ENTRIES SHOWN:
= = =
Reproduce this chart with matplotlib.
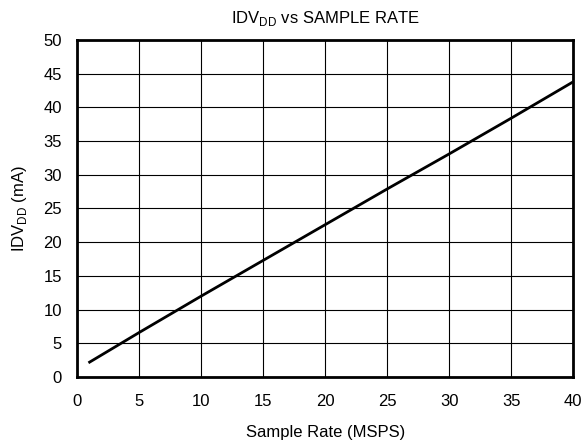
import matplotlib
matplotlib.use('Agg')
import matplotlib.pyplot as plt

plt.rcParams['font.family'] = ['Liberation Sans', 'DejaVu Sans']
plt.rcParams['font.size'] = 12
plt.rcParams['mathtext.fontset'] = 'custom'
plt.rcParams['mathtext.rm'] = 'Liberation Sans'

# data
sample_rate = [1, 5, 10, 15, 20, 25, 30, 35, 40]
idvdd = [2.2, 6.6, 12.0, 17.3, 22.6, 27.9, 33.1, 38.4, 43.8]

x_ticks = [0, 5, 10, 15, 20, 25, 30, 35, 40]
y_ticks = [0, 5, 10, 15, 20, 25, 30, 35, 40, 45, 50]

fig, ax = plt.subplots(figsize=(5.85, 4.44), dpi=100)
fig.subplots_adjust(left=0.132, right=0.98, top=0.91, bottom=0.151)

ax.plot(sample_rate, idvdd, color='black', linewidth=2)

ax.set_xlim(0, 40)
ax.set_ylim(0, 50)
ax.set_xticks(x_ticks)
ax.set_yticks(y_ticks)
ax.grid(True, color='black', linewidth=0.8)
ax.tick_params(axis='x', length=0, pad=12)
ax.tick_params(axis='y', length=0, pad=11)
for sp in ax.spines.values():
    sp.set_linewidth(2)

ax.set_xlabel('Sample Rate (MSPS)', labelpad=12)
ax.set_ylabel(r'IDV$_{\mathrm{DD}}$ (mA)', labelpad=10)
ax.set_title(r'IDV$_{\mathrm{DD}}$ vs SAMPLE RATE', fontsize=12, pad=12)

fig.savefig('out.png', dpi=100, facecolor='white')
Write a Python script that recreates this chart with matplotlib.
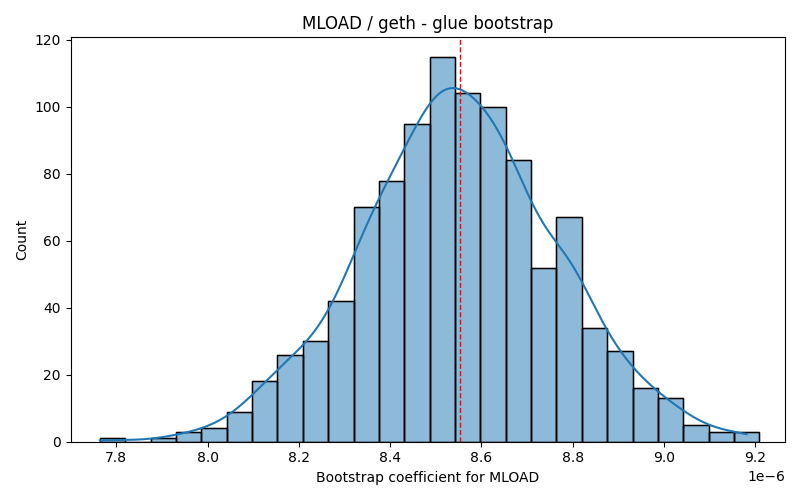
import numpy as np
import matplotlib.pyplot as plt

# histogram (26 bins)
bin_start = 7.764e-6
bin_end = 9.209e-6
counts = [1, 0, 1, 3, 4, 9, 18, 26, 30, 42, 70, 78, 95, 115, 104, 100,
          84, 52, 67, 34, 27, 16, 13, 5, 3, 3]
mean_line = 8.553e-6

edges = np.linspace(bin_start, bin_end, len(counts) + 1)
width = edges[1] - edges[0]
centers = (edges[:-1] + edges[1:]) / 2
w = np.array(counts, dtype=float)
n = w.sum()

# gaussian kde on binned data, scaled to counts
mu = np.sum(centers * w) / n
sd = np.sqrt(np.sum(w * (centers - mu) ** 2) / n)
bw = sd * n ** (-1 / 5)
xs = np.linspace(centers[0] - width / 2, edges[-1] - width / 2, 400)
dens = np.sum(w[None, :] * np.exp(-0.5 * ((xs[:, None] - centers[None, :]) / bw) ** 2), axis=1)
dens = dens / (n * bw * np.sqrt(2 * np.pi)) * n * width

fig, ax = plt.subplots(figsize=(8, 5), dpi=100)
ax.bar(edges[:-1], counts, width=width, align='edge', color='#1f77b4', alpha=0.5,
       edgecolor='black', linewidth=1)
ax.bar(edges[:-1], counts, width=width, align='edge', fill=False,
       edgecolor='black', linewidth=1)
ax.plot(xs, dens, color='#1f77b4', linewidth=1.5)
ax.axvline(mean_line, color='red', linestyle='--', linewidth=1)
ax.set_xlim(7.7e-6, 9.265e-6)
ax.set_title("MLOAD / geth - glue bootstrap")
ax.set_xlabel("Bootstrap coefficient for MLOAD")
ax.set_ylabel("Count")
fig.tight_layout()
fig.savefig("out.png")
= = =
WHAT IS ASKED:
Repeat the listing above from its first line through the line that contains "plt.rcParams['mathtext.rm'] = 'Liberation", both included, and nothing more. Drop the pictures.

IN RESPONSE:
Reproduce this chart with matplotlib.
import matplotlib
matplotlib.use('Agg')
import matplotlib.pyplot as plt

plt.rcParams['font.family'] = ['Liberation Sans', 'DejaVu Sans']
plt.rcParams['font.size'] = 12
plt.rcParams['mathtext.fontset'] = 'custom'
plt.rcParams['mathtext.rm'] = 'Liberation Sans'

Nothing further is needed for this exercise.